Asante Samuel is now in Atlanta.
Paul Domowitch took a trip down to Atlanta to see his good friend and erstwhile foil Asante Samuel, who seems to be enjoying himself with his new team. It's hard not to love Samuel, who was always a straight shooter (if not as often a sure tackler) in Philadelphia.
Talking about his dissatisfaction with the Eagles front office last year, Asante explained how quickly he fell out of favor:
"When they first traded for DRC, I got a call from upstairs and everybody was excited. 'We got DRC. You and him are going to be great together.' Then, no sooner did they hang up then I got another call telling me they had signed Nnamdi (Asomugha) and that people were calling and wanting to trade for me.
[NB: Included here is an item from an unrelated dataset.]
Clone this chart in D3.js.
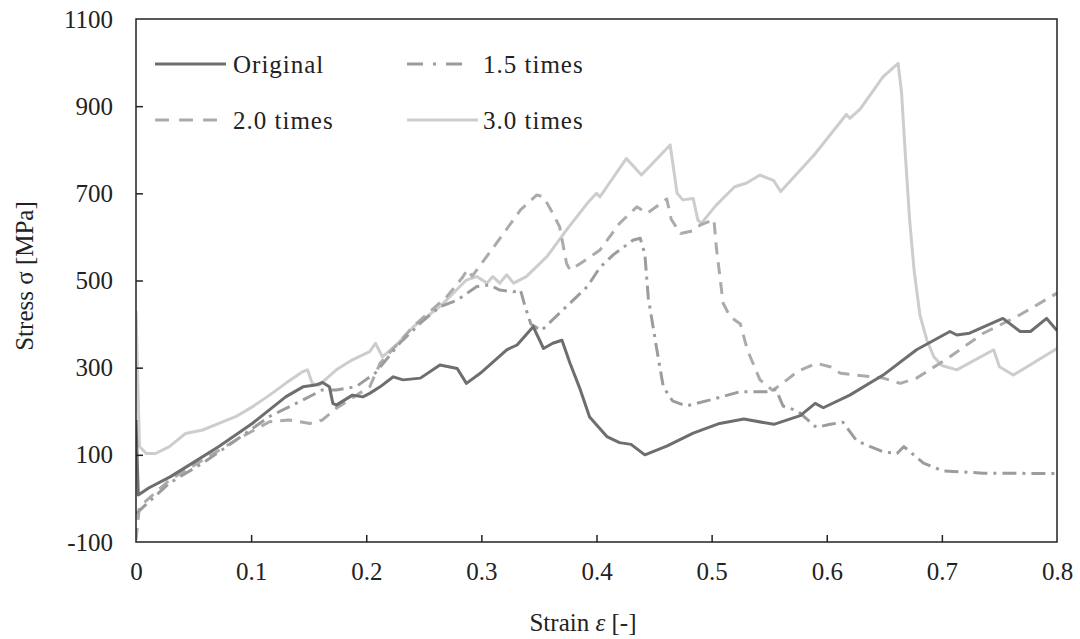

First, they said, 'You’re not up for trade. Those are just rumors.' But at the end of the day, it was all a lie. They did have a trade on the table (at the October trade deadline). But it broke down at the last minute. So we just kind of played the season out, seeing how it went."
A year ago around this time I was praising Howie Roseman and company for pulling off the rapid series of stunning offseason moves. Only later did it become clear that despite all the planning they did to take advantage of the post-lockout free agency, the Eagles decision-makers had gotten too greedy. Dominique Rodgers-Cromartie and Samuel might have made a great one-two punch at cornerback. But adding Asomugha caused as many problems as it solved -- especially after they botched an attempt to trade Samuel.
It was stunning mismanagement. You can't take one of the most critical members of the team and first praise him, then try to trade him, then allegedly lie and try to piece the eggshell back together again. Phillies GM Ruben Amaro, Jr. has (rightfully) received plenty of flak, but at least when he pulled off the "trade for Halladay, trade away Lee" deals he was decisive. He didn't yank one of his star pitchers in and out of limbo.
Not only did that failure anger Samuel, it ruined his trade value. As a make-up gift, Reid let his Pro Bowl cornerback have some say in the trade decision:
"Coach Reid and I sat down and considered the options," he said. "He let me pick and choose where I wanted to go. This was the No. 1 place I wanted to go. There were a couple of other teams interested. But ultimately, this is where I wanted to be."
We know (or at least heard rumors) that Reid did the same thing for Donovan McNabb and Kevin Kolb. I'm not sure how practical it is for every player, but Reid's collaborative approach helps everyone leave the negotiating table happy -- a skill the team has sorely lacked in matters like this.